HYBRID LEXICAL-SEMANTIC RETRIEVAL FOR IMPROVED ACADEMIC LITERATURE SEARCH
Abstract
The rapid growth of scientific publications has made accurate and comprehensive literature search a critical challenge for researchers. Traditional keyword-based search engines often miss relevant papers that use different terminology, while semantic embedding-based retrieval can overlook exact matches for domain-specific terms. To address this limitation, this paper proposes a hybrid retrieval approach that combines lexical BM25 matching with dense semantic embeddings using a weighted fusion score. The hybrid method aims to improve both recall and ranking quality in academic document search.
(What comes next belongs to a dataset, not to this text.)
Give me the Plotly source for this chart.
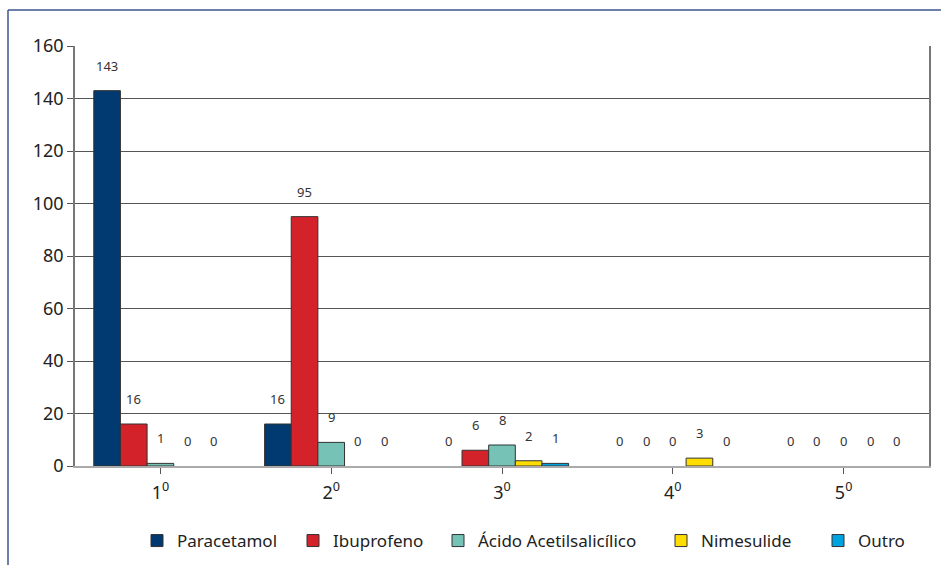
import plotly.graph_objects as go

# Ranking position (1st to 5th choice) and number of answers per drug
categories = ["1º", "2º", "3º", "4º", "5º"]
tick_labels = ["1<sup>0</sup>", "2<sup>0</sup>", "3<sup>0</sup>", "4<sup>0</sup>", "5<sup>0</sup>"]
series_names = ["Paracetamol", "Ibuprofeno", "Ácido Acetilsalicílico", "Nimesulide", "Outro"]
paracetamol = [143, 16, 0, 0, 0]
ibuprofeno = [16, 95, 6, 0, 0]
acido = [1, 9, 8, 0, 0]
nimesulide = [0, 0, 2, 3, 0]
outro = [0, 0, 1, 0, 0]
series_values = [paracetamol, ibuprofeno, acido, nimesulide, outro]
colors = ["#003a70", "#d3222a", "#77c2b6", "#ffdd00", "#00a3e0"]

FONT = "Noto Sans"
BARGAP = 0.22
W, H = 941, 565
L, R, T, B = 75, 12, 46, 99

px = lambda p: (p - L) / (W - L - R)
py = lambda p: (H - B - p) / (H - T - B)

# left pixel of each legend swatch, one legend box per series
legend_left = [151, 307, 452, 675, 832]

fig = go.Figure()
x_idx = list(range(len(categories)))
for k, (name, vals, col) in enumerate(zip(series_names, series_values, colors)):
    fig.add_trace(go.Bar(
        x=x_idx,
        # empty bars are left out so no outline is drawn on the baseline
        y=[v if v > 0 else None for v in vals],
        name=name,
        legend="legend" if k == 0 else f"legend{k + 1}",
        marker=dict(color=col, line=dict(color="#333333", width=1)),
    ))

# value labels above each bar
n = len(series_names)
bw = (1 - BARGAP) / n
annotations = []
for j, vals in enumerate(series_values):
    for i, v in enumerate(vals):
        xc = i - (1 - BARGAP) / 2 + bw * (j + 0.5)
        annotations.append(dict(
            x=xc, y=v, xref="x", yref="y", text=str(v), showarrow=False,
            yshift=25, font=dict(family=FONT, size=13, color="#333333"),
        ))

# outer frame (left and top edges)
frame = dict(color="#3d5690", width=1.5)
shapes = [
    dict(type="line", xref="paper", yref="paper", x0=px(8), x1=px(8), y0=py(10), y1=py(H + 5), line=frame),
    dict(type="line", xref="paper", yref="paper", x0=px(8), x1=px(W + 5), y0=py(10), y1=py(10), line=frame),
]

legend_style = dict(orientation="h", yanchor="middle", y=py(541), xanchor="left",
                    font=dict(family=FONT, size=17, color="#222222"),
                    itemwidth=30, bgcolor="rgba(0,0,0,0)")
legends = {}
for k, left in enumerate(legend_left):
    key = "legend" if k == 0 else f"legend{k + 1}"
    legends[key] = dict(legend_style, x=px(left - 14))

fig.update_layout(
    width=W, height=H,
    margin=dict(l=L, r=R, t=T, b=B, autoexpand=False),
    paper_bgcolor="white", plot_bgcolor="white",
    barmode="group", bargap=BARGAP, bargroupgap=0,
    showlegend=True,
    annotations=annotations, shapes=shapes,
    font=dict(family=FONT, color="#222222"),
    **legends,
)
fig.update_xaxes(
    range=[-0.5, len(categories) - 0.5],
    tickvals=x_idx, ticktext=tick_labels,
    tickfont=dict(family=FONT, size=18, color="#222222"),
    ticks="outside", ticklen=6, tickcolor="#555555", tickson="boundaries",
    ticklabelstandoff=3,
    showline=True, linecolor="#aaaaaa", linewidth=2,
    showgrid=False, zeroline=False,
)
fig.update_yaxes(
    range=[0, 160], dtick=20,
    tickfont=dict(family=FONT, size=18, color="#222222"),
    ticks="outside", ticklen=6, tickcolor="#555555",
    showgrid=True, gridcolor="#555555", gridwidth=1,
    showline=True, linecolor="#777777", linewidth=1.5, mirror=True,
    zeroline=False,
)

fig.write_html("out.html")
Experiments are conducted on a curated dataset of 100 computer science papers from the arXiv repository. Retrieval performance is evaluated using Recall@5, Recall@10, and nDCG@10. Baseline comparisons include BM25-only and dense-only retrieval. Experimental results show that the hybrid approach achieves a Recall@10 of 0.85, outperforming BM25-only (0.72) and dense-only (0.74) baselines. The hybrid method also achieves the highest nDCG@10 score of 0.83, indicating better ranking quality. These findings demonstrate that combining lexical and semantic signals significantly improves literature search effectiveness without requiring complex multi-agent systems or citation verification. The proposed hybrid retrieval is lightweight, easy to implement, and suitable for integration into academic search engines and digital libraries.